ZinkML Graph Dataflow Studio

Overview

The Graph Dataflow Studio is ZinkML's integrated environment for data preparation, processing, and modeling. This comprehensive interface allows users to create visual data pipelines through an intuitive graph-based system.

Video Tutorial

For a visual guide on the Dataflows, please watch our step-by-step tutorial:

Getting Started
Loading Tables
Data Processing
Modeling Operations
Execution Management
Dataflow Operations
Deployment
Dataflow Management

Getting Started

Initial Setup

Navigate to 'Graph Dataflow Studio'

Create New Dataflow:

a. Enter unique dataflow name
b. Click 'Create New Dataflow'
c. Access blank canvas workspace

Interface Overview

The studio interface consists of:

Left Panel: Data, Core, and Model tabs
Central Canvas: Dataflow workspace
Top Panel: Execution logs and results

Loading Tables

Access left vertical tab structure:

- Data Tab: Available datasets and tables
- Core Tab: Processing operators
- Model Tab: Machine learning algorithms

Table Access Options:
- Owned datasets
- Shared datasets
- Public datasets
- Search functionality
- Filter options

Table Loading Process

Locate desired table in Data tab

Implementation:

a.
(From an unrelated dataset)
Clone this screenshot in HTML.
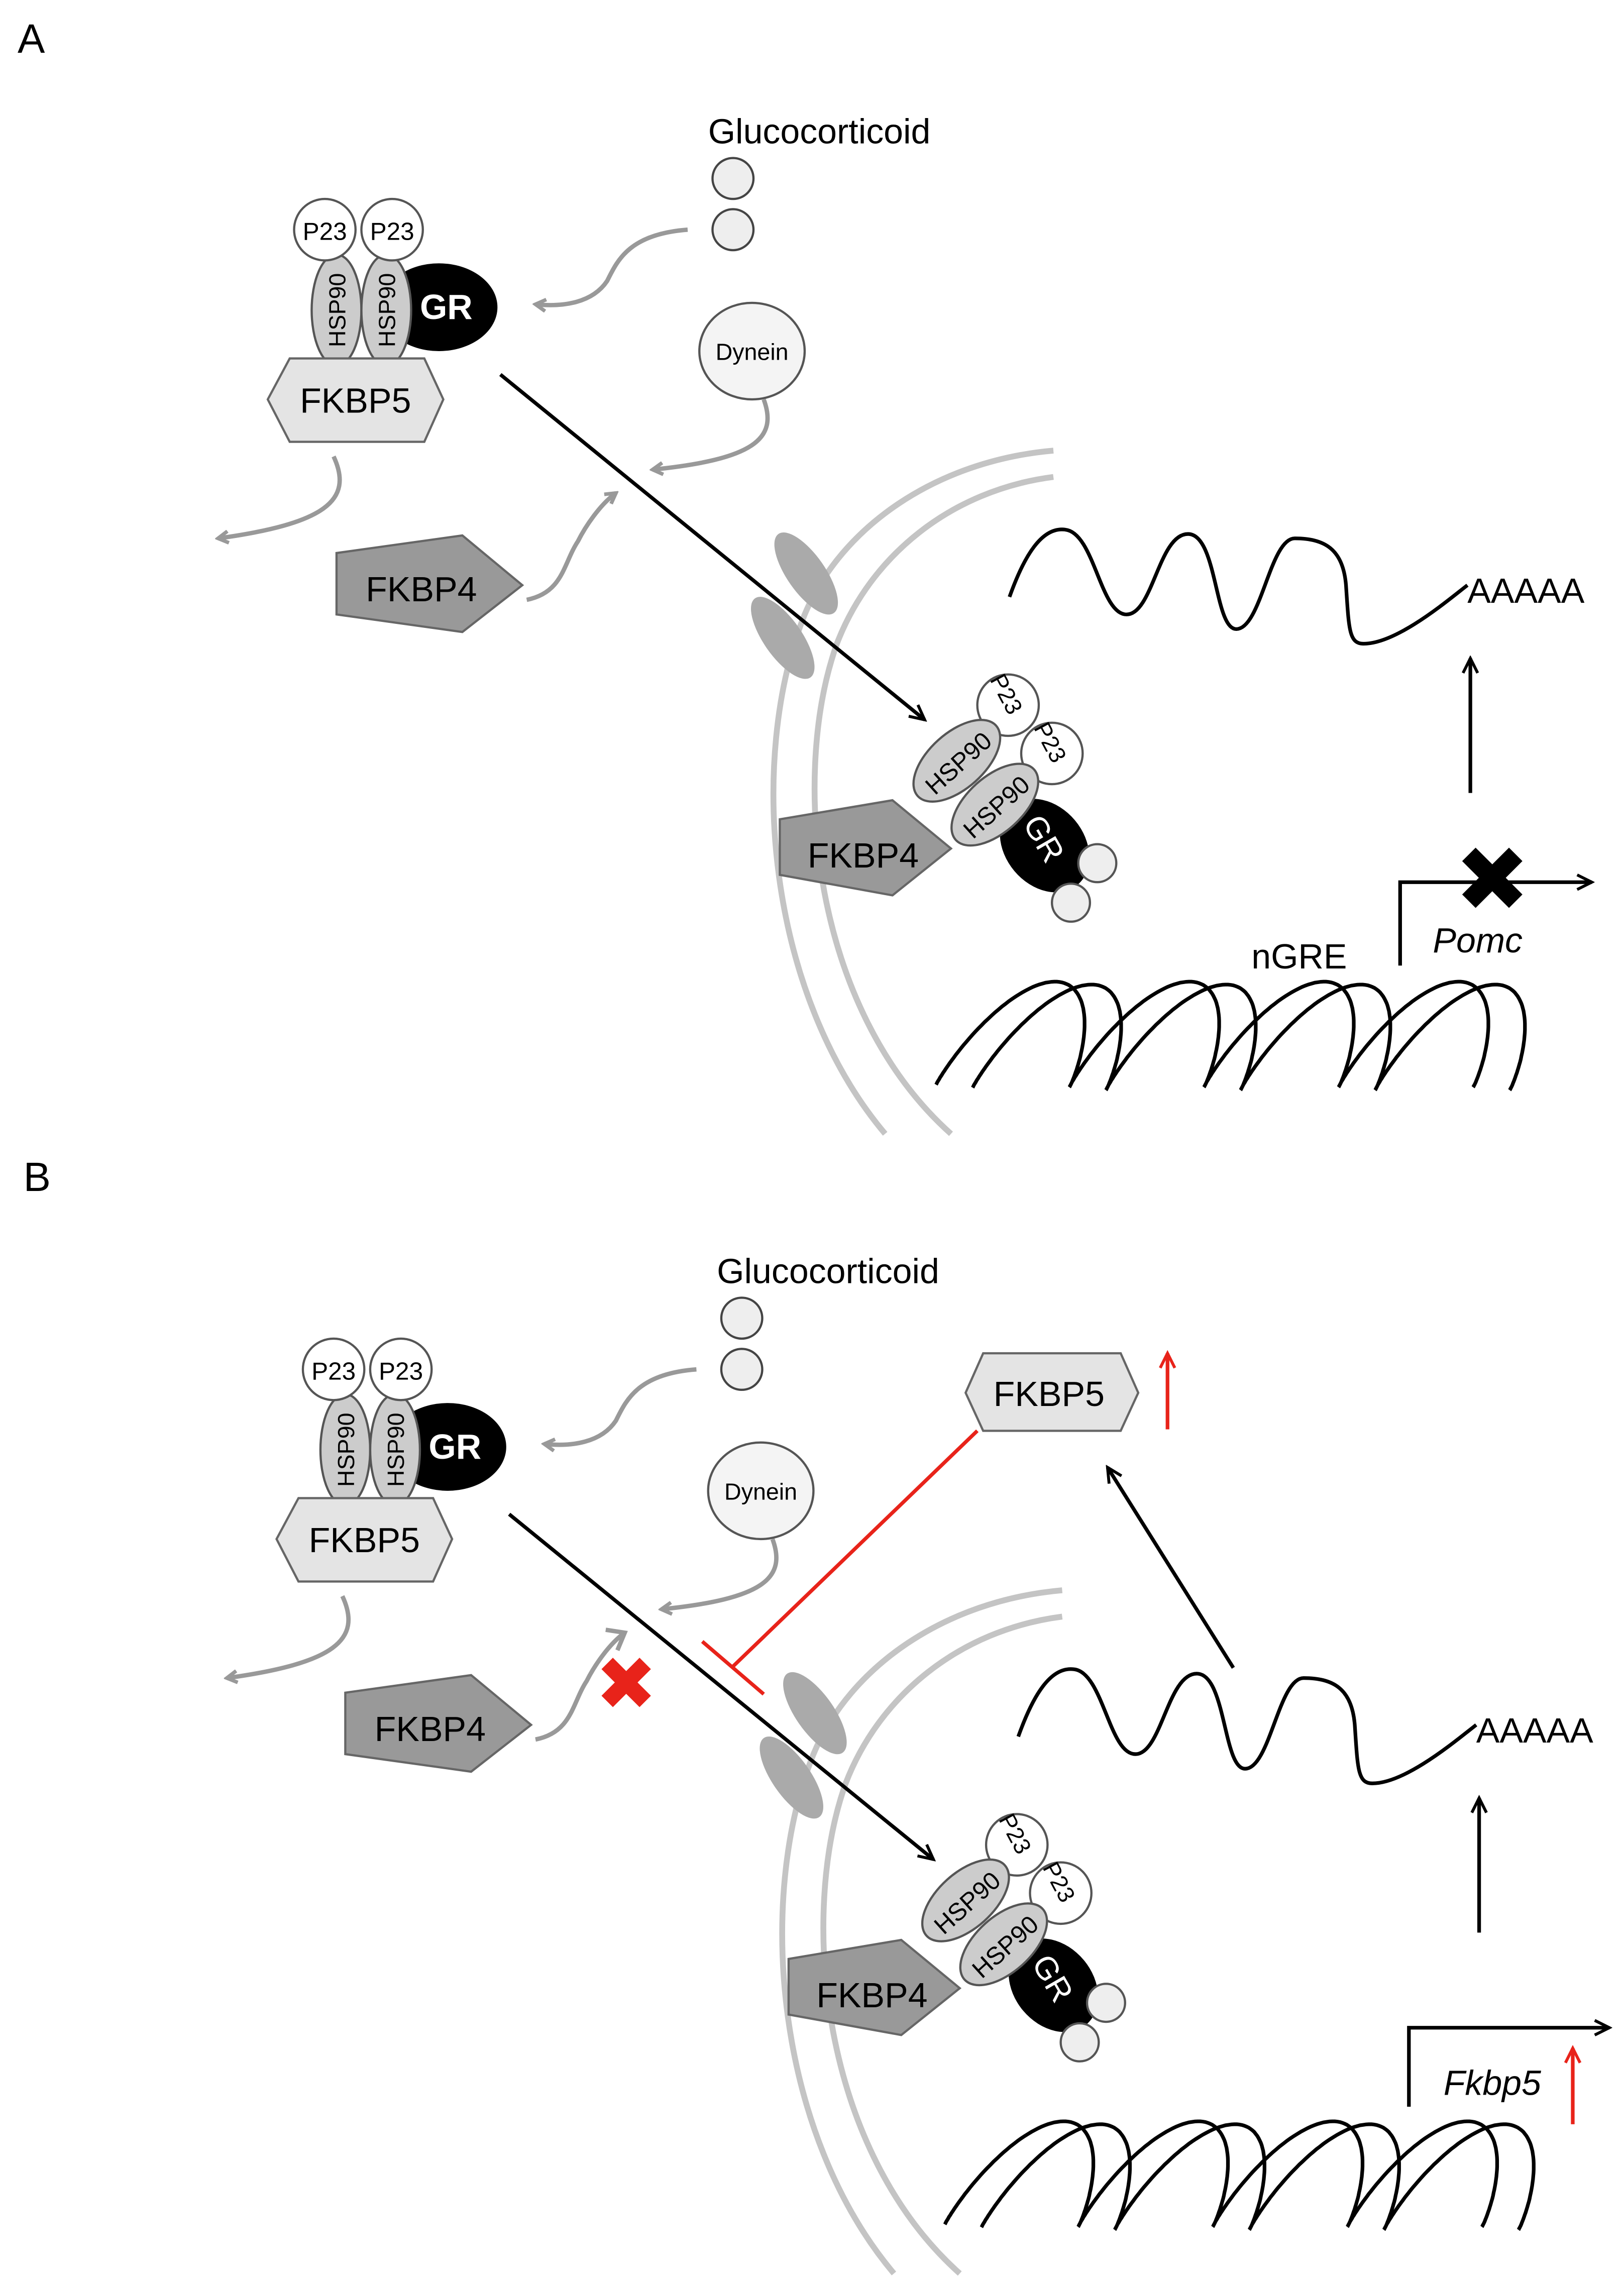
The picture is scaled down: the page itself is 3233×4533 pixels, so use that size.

Drag and drop selected table node to canvas
b. Click 'Execute' to load data
c. Wait for execution to complete

Data Visualization:
- Table View: Raw data examination
- Plots View: Visual data analysis
- Sample data schema and statistics preview

Data Processing

Creating Data Pipelines

Operator Selection:

a. Access Core tab
b. Browse available operators
c. Search for specific functions

Node Connection Process:

a. Add processing nodes to canvas
b. Connect output sockets to input sockets
c. Create logical data flow
d. Verify connections

Data Flow Architecture:
- Source node → Edge → Target nodes
- Multiple target connections possible
- Branching workflows supported

Execution and Validation

Processing Steps:

a. Click 'Execute' button
b. Monitor processing status
c. Review execution logs
d. Verify output results

Parameter Management:
- Adjust node parameters
- Re-run dataflow after parameter changes
- New version for each completed execution

Modeling Operations

Model Implementation

Model Node Addition:

a. Select from Model tab
b. Add to canvas
c. Connect to data pipeline

Parameter Configuration:

Default Settings

Custom Parameters. Example:

- Cross-validation settings
- Train-test split settings
- Learning rate
- Batch size
- Optimization settings

Grid Search Options:

- Parameter ranges
- Cross-validation settings
- Train-test split settings
- Search strategies

Execution Management

Execution Table Details

Column	Description	Example
Version	Dataflow iteration	v1.2.3
Nodes	Active nodes count	15 nodes
Rows Processed	Data volume	1M rows
User	Execution initiator	john@zinkml.com
Status	Current state	Running/Complete/Failed/ Queued
Deployment Actions	Available operations	Deploy/Predict

Dataflow Operations

Check the video tutorial for detailed information

Add nodes
Select graph portions
Delete nodes and edges
Replicate selected portion of graph
Change parameters for respective nodes
Check all nodes on the left tab
See collaborators (users) with access to this dataflow
Download the dataflow
Reposition the dataflow in ‘Pretty format’ on the canvas
Refresh to pull the latest version of this dataflow
Fork the Dataflow: copy the dataflow as a new dataflow and make edits in the new copied dataflow
Node Operations
- Visualize input tables
- Visualize output tables
- Right click to:
  - Check error reason (if the execution failed)
  - Execute this node only (executes all (and only) nodes required for execution of this node)
  - Replicate this node on the canvas
- Delete the node

Deployment

Deployment Process

a. Go to Execution ('Runs') table
b. Select Executed version with 'Completed' status
c. Click on 'Deploy' action button
d. Once ‘Deployed’, Click on ‘Predict’ to use the deployed dataflow to process new tables.

Dataflow Management

Dataflow Table Information

Feature	Description
Name	Dataflow identifier
Version	Current version
Nodes & Edges	Structure details
Latest Run	Most recent execution
Status	Current state
Updated/Created	Timestamps
Access Status	Private/Public/Shared
Actions	Collaboration tools

Management Options

Download dataflow
Delete dataflow
Collaboration tools
Access control

Best Practices

Development Guidelines

Design Principles:

- Modular design
- Clear documentation
- Regular testing
- Version control

Performance Optimization:

- Resource efficiency
- Pipeline optimization
- Caching strategies
- Error handling